Connelly, Michael. The Gods of Guilt.

NY: Little Brown, 2013.

Connelly has generally been a very good writer of crime thrillers for several decades, but sometimes he seems to get a little lazy. It’s happened in a couple of the otherwise successful Harry Bosch novels, it happened in the two previous “Lincoln lawyer” episodes — The Reversal (2010) and The Fifth Witness (2011) — and, yes, it happens again here.

Los Angeles defense attorney Mickey Haller became famous for not bothering to maintain a law office, just doing all his work out of the back of a Lincoln town car while his chauffeur drives him from one courthouse to another around the county. (They even made a movie about that, he says, and now other lawyers are doing the same thing and he can’t tell which Lincoln at the curb is his anymore. That’s a weird sort of real-world crossover.) Finances are tight these days, so Haller is pleased to pick up a murder case on referral, because those are the ones that pay the bills. But then he discovers that the victim is a hooker whom he had befriended some years before and tried to help get out of the life. That’s a conflict of interest but, of course, that won’t stop Mickey. The accused is a sort of techie-pimp, the guy who designs and manages websites for a group of “escorts,” and while what he does is illegal, he’s simply not a violent person (besides being gay, which the author seems to have thrown in just for the hell of it). Haller and his investigator (who is married to his office manager — if he had an office — who was Haller’s own second wife) start digging into the case and evidence turns up that leads him to think the DEA is involved, plus a couple of other people who are supposed to be enforcing the law, not perverting it.

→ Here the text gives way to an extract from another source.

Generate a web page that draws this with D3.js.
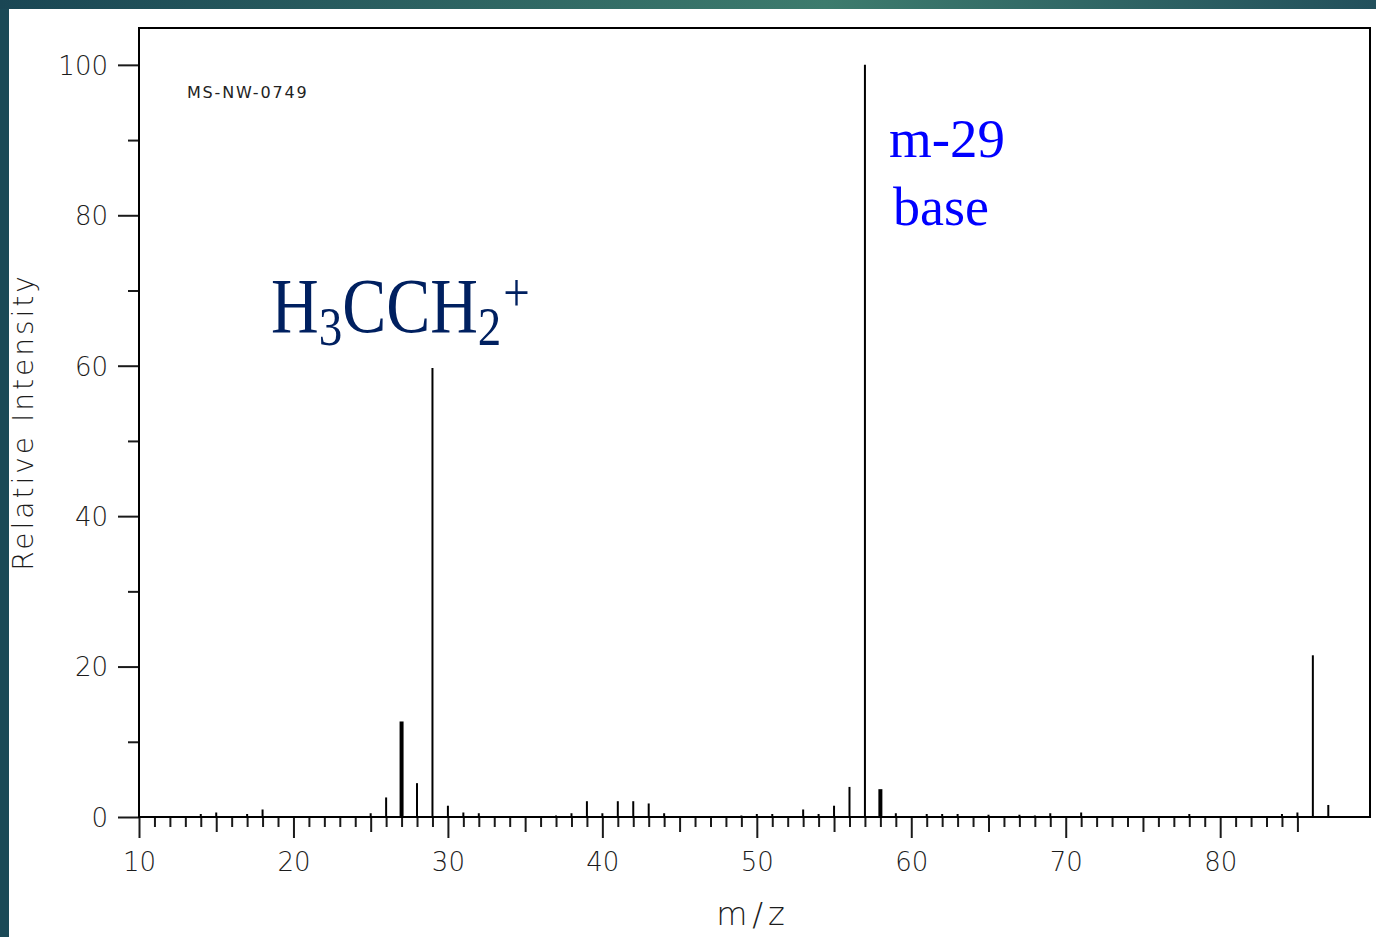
<!DOCTYPE html>
<html>
<head>
<meta charset="utf-8">
<script src="https://cdn.jsdelivr.net/npm/d3@7"></script>
<style>
  html, body { margin: 0; padding: 0; background: #fff; }
  svg { display: block; }
</style>
</head>
<body>
<svg id="chart" width="1376" height="937"></svg>
<script>
// Mass spectrum of 3-pentanone (MS-NW-0749): m/z and relative intensity
const mz = [14, 15, 17, 18, 25, 26, 27, 28, 29, 30, 31, 32, 37, 38, 39, 40, 41, 42, 43, 44,
            49, 50, 51, 53, 54, 55, 56, 57, 58, 59, 61, 62, 63, 65, 67, 68, 69, 71, 78, 84,
            85, 86, 87];
const intensity = [0.4, 0.6, 0.4, 1.0, 0.5, 2.6, 12.7, 4.5, 59.7, 1.5, 0.6, 0.5, 0.2, 0.5, 2.1, 0.5, 2.1, 2.1, 1.8, 0.5,
                   0.2, 0.4, 0.4, 1.0, 0.4, 1.5, 4.0, 100, 3.7, 0.5, 0.4, 0.4, 0.4, 0.3, 0.3, 0.2, 0.5, 0.6, 0.4, 0.4,
                   0.6, 21.5, 1.6];
const xTicks = d3.range(10, 86);          // one tick per mass unit
const xTickLabels = [10, 20, 30, 40, 50, 60, 70, 80];
const yTicks = d3.range(0, 101, 10);
const yTickLabels = [0, 20, 40, 60, 80, 100];
const spectrumId = "MS-NW-0749";
const xTitle = "m/z";
const yTitle = "Relative Intensity";

const svg = d3.select("#chart");
const W = 1376, H = 937;

// slide backdrop: teal band along the top and left
const defs = svg.append("defs");
const grad = defs.append("linearGradient").attr("id", "band")
  .attr("x1", "0%").attr("x2", "100%").attr("y1", "0%").attr("y2", "0%");
grad.append("stop").attr("offset", "0%").attr("stop-color", "#1a4654");
grad.append("stop").attr("offset", "60%").attr("stop-color", "#3d7b6d");
grad.append("stop").attr("offset", "100%").attr("stop-color", "#23505c");
svg.append("rect").attr("width", W).attr("height", H).attr("fill", "url(#band)");
svg.append("rect").attr("x", 0).attr("y", 9).attr("width", 9).attr("height", H - 9).attr("fill", "#1b4a57");
svg.append("rect").attr("x", 9).attr("y", 9).attr("width", W - 9).attr("height", H - 9).attr("fill", "#ffffff");

const plotL = 139, plotR = 1370, plotT = 28, plotB = 817;
const x = d3.scaleLinear().domain([10, 89.7]).range([plotL, plotR]);
const y = d3.scaleLinear().domain([0, 104.9]).range([plotB, plotT]);

const ink = "#1a1a1a";
const textInk = "#1c1c1c";
const labelFont = "'DejaVu Sans', Verdana, sans-serif";

// x axis ticks (below the baseline), longer at multiples of 5 and 10
const xAxis = svg.append("g").attr("transform", `translate(0,${plotB})`)
  .call(d3.axisBottom(x).tickValues(xTicks).tickSizeOuter(0)
    .tickFormat(d => xTickLabels.includes(d) ? d : ""));
xAxis.select(".domain").remove();
xAxis.selectAll(".tick line")
  .attr("y2", d => d % 10 === 0 ? 21 : (d % 5 === 0 ? 15 : 10))
  .attr("stroke", ink).attr("stroke-width", 2);
xAxis.selectAll(".tick text")
  .attr("y", 0).attr("dy", null)
  .attr("transform", "translate(0,53.5)")
  .attr("font-family", labelFont).attr("font-size", 26).attr("font-weight", 300)
  .attr("fill", textInk);

// y axis ticks (left of the frame)
const yAxis = svg.append("g").attr("transform", `translate(${plotL},0)`)
  .call(d3.axisLeft(y).tickValues(yTicks).tickSizeOuter(0)
    .tickFormat(d => yTickLabels.includes(d) ? d : ""));
yAxis.select(".domain").remove();
yAxis.selectAll(".tick line")
  .attr("x2", d => d % 20 === 0 ? -21 : -11)
  .attr("stroke", ink).attr("stroke-width", 2);
yAxis.selectAll(".tick text")
  .attr("x", -31).attr("dy", "0.36em")
  .attr("text-anchor", "end")
  .attr("font-family", labelFont).attr("font-size", 26).attr("font-weight", 300)
  .attr("fill", textInk);

// plot frame
svg.append("rect")
  .attr("x", plotL).attr("y", plotT)
  .attr("width", plotR - plotL).attr("height", plotB - plotT)
  .attr("fill", "none").attr("stroke", "#000").attr("stroke-width", 2);

// spectrum sticks
const heavy = new Set([27, 58]);
svg.append("g").selectAll("line")
  .data(mz.map((m, i) => ({ m, v: intensity[i] })))
  .join("line")
  .attr("x1", d => x(d.m)).attr("x2", d => x(d.m))
  .attr("y1", y(0)).attr("y2", d => y(d.v))
  .attr("stroke", "#000")
  .attr("stroke-width", d => heavy.has(d.m) ? 4 : 2);

// spectrum id
svg.append("text")
  .attr("x", 187).attr("y", 98)
  .attr("font-family", labelFont).attr("font-size", 16)
  .attr("letter-spacing", 1.8).attr("fill", "#222")
  .text(spectrumId);

// axis titles
svg.append("text")
  .attr("x", 753).attr("y", 925)
  .attr("text-anchor", "middle")
  .attr("font-family", labelFont).attr("font-size", 32).attr("font-weight", 300)
  .attr("letter-spacing", 5).attr("fill", textInk)
  .text(xTitle);

svg.append("text")
  .attr("transform", "translate(33,422) rotate(-90)")
  .attr("text-anchor", "middle")
  .attr("font-family", labelFont).attr("font-size", 28).attr("font-weight", 300)
  .attr("letter-spacing", 3).attr("fill", textInk)
  .text(yTitle);

// annotations
const serif = "'Liberation Serif', 'Times New Roman', serif";
const ion = svg.append("text")
  .attr("transform", "translate(271,332) scale(1,1.17)")
  .attr("font-family", serif).attr("font-size", 66).attr("fill", "#002060");
ion.append("tspan").text("H");
ion.append("tspan").attr("font-size", 47).attr("dy", 11).text("3");
ion.append("tspan").attr("dy", -11).text("CCH");
ion.append("tspan").attr("font-size", 47).attr("dy", 11).text("2");
ion.append("tspan").attr("font-size", 47).attr("dx", 2).attr("dy", -29).text("+");

svg.append("text")
  .attr("x", 889).attr("y", 157)
  .attr("font-family", serif).attr("font-size", 55).attr("fill", "#0000ff")
  .text("m-29");
svg.append("text")
  .attr("x", 893).attr("y", 225)
  .attr("font-family", serif).attr("font-size", 54).attr("fill", "#0000ff")
  .text("base");
</script>
</body>
</html>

I can’t go much farther than that without giving away major plot points — but I will say that I considered several times just quitting partway through. Connelly seems to have padded the narrative by having Haller explain the case, in detail, to each person on his team, individually. This happens over and over. Like he wants to make sure the reader gets it. There’s also a subplot involving his daughter (who is living with her mother, his first wife, and whom he doesn’t see very often), who is presently not speaking to him because one of his previous DUI clients got off and then went out and killed someone while drunk. Connelly just tosses this out there in a way that suggests it was the meat of an earlier book — but I’ve never seen it, and I’ve read all of the author’s books. It gave me an uneasy feeling of having missed something when I’m pretty sure I haven’t. Anyway, simply referring offhandedly to a thread of the plot without actually developing it is the lazy way out. I think maybe it’s time for Connelly to retire before he does real damage to his reputation.